Üniversite hastaneleri bile aklı reddediyor!

İşte bütün mesele de burada. Aklı reddettiğiniz zaman, yaptığınız iş eninde sonunda geri teper. Yanlış hesap Bağdat'a kadar gitse bile geri döner. İnanınız aynı şey yakın zaman içerisinde üniversite hastanelerine de sıçrayacak. Üniversite hastanesine başvuran bir hastaya devletin ödemeyi vaat ettiği ücret "hepsi dahil" 65 YTL düzeyinde. Bu rakamla muayene ücreti, akciğer grafisi, kan tahlilleri temel işlemlerin hepsinin karşılanması talep ediliyor. Söz konusu işlemlerde sadece muayenenin ücret bedeli düşürülebilir, akciğer grafisi için film gerekir, kan tahlillerinin tanı kitleri ücreti mukabili dışarıdan alınır. Bu bedellerin 65 YTL ile karşılanması mümkün değildir. Dahası bilgisayarlı tomografi (BT), manyetik rezonans (MR) gibi incelemelerin bedelleri de benzer fiyatlandırma politikalarıyla saptanmıştır.
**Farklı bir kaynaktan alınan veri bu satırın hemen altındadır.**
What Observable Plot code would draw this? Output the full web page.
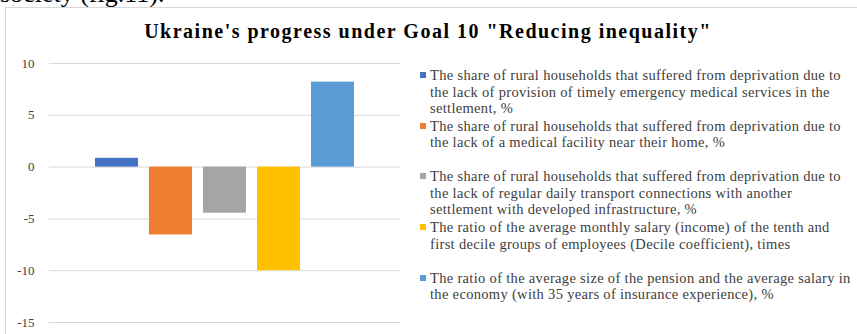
<!DOCTYPE html>
<html>
<head>
<meta charset="utf-8">
<script src="https://cdn.jsdelivr.net/npm/d3@7"></script>
<script src="https://cdn.jsdelivr.net/npm/@observablehq/plot@0.6"></script>
<style>
  html, body { margin: 0; padding: 0; background: #fff; }
  #wrap { position: relative; width: 857px; height: 334px; overflow: hidden; font-family: "Liberation Serif", "Times New Roman", serif; }
  #above { position: absolute; left: 0; top: -21px; font-size: 26px; line-height: 30px; color: #000; white-space: nowrap; }
  #frame { position: absolute; left: 5px; top: 7px; width: 900px; height: 400px; border: 1px solid #d9d9d9; box-sizing: border-box; }
  #title { position: absolute; left: 0; width: 856px; top: 20px; text-align: center; font-weight: bold; font-size: 20px; letter-spacing: 1.5px; color: #000; }
  #chart { position: absolute; left: 0; top: 0; }
  .leg { position: absolute; left: 420px; font-size: 14.5px; letter-spacing: 0.32px; line-height: 16.5px; color: #404040; white-space: pre; }
  .leg .sw { position: absolute; left: 0; top: 5px; width: 6px; height: 6px; }
  .leg .tx { position: absolute; left: 10px; top: 0; }
</style>
</head>
<body>
<div id="wrap">
  <div id="above">society (fig.11).</div>
  <div id="frame"></div>
  <div id="chart"></div>
  <div id="title">Ukraine's progress under Goal 10 "Reducing inequality"</div>
</div>
<script>
const series = [
  "The share of rural households that suffered from deprivation due to\nthe lack of provision of timely emergency medical services in the\nsettlement, %",
  "The share of rural households that suffered from deprivation due to\nthe lack of a medical facility near their home, %",
  "The share of rural households that suffered from deprivation due to\nthe lack of regular daily transport connections with another\nsettlement with developed infrastructure, %",
  "The ratio of the average monthly salary (income) of the tenth and\nfirst decile groups of employees (Decile coefficient), times",
  "The ratio of the average size of the pension and the average salary in\nthe economy (with 35 years of insurance experience), %"
];
const values = [0.85, -6.55, -4.45, -10.0, 8.2];
const colors = ["#4472C4", "#ED7D31", "#A5A5A5", "#FFC000", "#5B9BD5"];
const yTicks = [10, 5, 0, -5, -10, -15];

const data = series.map((s, i) => ({series: s, value: values[i]}));

const chart = Plot.plot({
  width: 420,
  height: 334,
  marginLeft: 49,
  marginRight: 20,
  marginTop: 63,
  marginBottom: 12,
  style: {fontFamily: "'Liberation Serif', 'Times New Roman', serif", fontSize: "13px", color: "#404040", background: "transparent"},
  x: {domain: series, paddingInner: 0.2, paddingOuter: 0.85, axis: null},
  y: {domain: [-15, 10], ticks: yTicks, tickSize: 0, tickPadding: 15, tickFormat: d => d < 0 ? "-" + Math.abs(d) : String(d), label: null},
  color: {domain: series, range: colors},
  marks: [
    Plot.ruleY(yTicks, {stroke: "#d9d9d9", strokeWidth: 1}),
    Plot.barY(data, {x: "series", y: "value", fill: "series"})
  ]
});
document.getElementById("chart").appendChild(chart);

const wrap = document.getElementById("wrap");
series.forEach((s, i) => {
  const d = document.createElement("div");
  d.className = "leg";
  d.style.top = (67 + i * 50.7) + "px";
  const sw = document.createElement("div");
  sw.className = "sw";
  sw.style.background = colors[i];
  const tx = document.createElement("div");
  tx.className = "tx";
  tx.textContent = s;
  d.appendChild(sw);
  d.appendChild(tx);
  wrap.appendChild(d);
});
</script>
</body>
</html>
Arada ortaya çıkan farkı bir süre sineye çekebilirsiniz. Ama bir yerde bıçak kemiğe dayanır. Bu durumda ya GSK sözleşmesine feshedersiniz ya da hastaneniz batar.

Türkiye'de en önemli eksiklerimizden biri de akıl sahibi insanların seslerini çıkartmadaki cesaretsizlikleridir. Üniversite hastaneleri GSK ile sözleşme yaparken neden sesini çıkartmaz ki, "işi yapacak olan" zaten onlar? Hükümetle "iyi geçinmek" adına, "akla" aykırı olan bir şeyi üniversite hastaneleri bile imzalamaktan kaçınmıyorsa, Türkiye'de artık bir şeylerin kökten sorgulanması zamanı gelmiş demektir.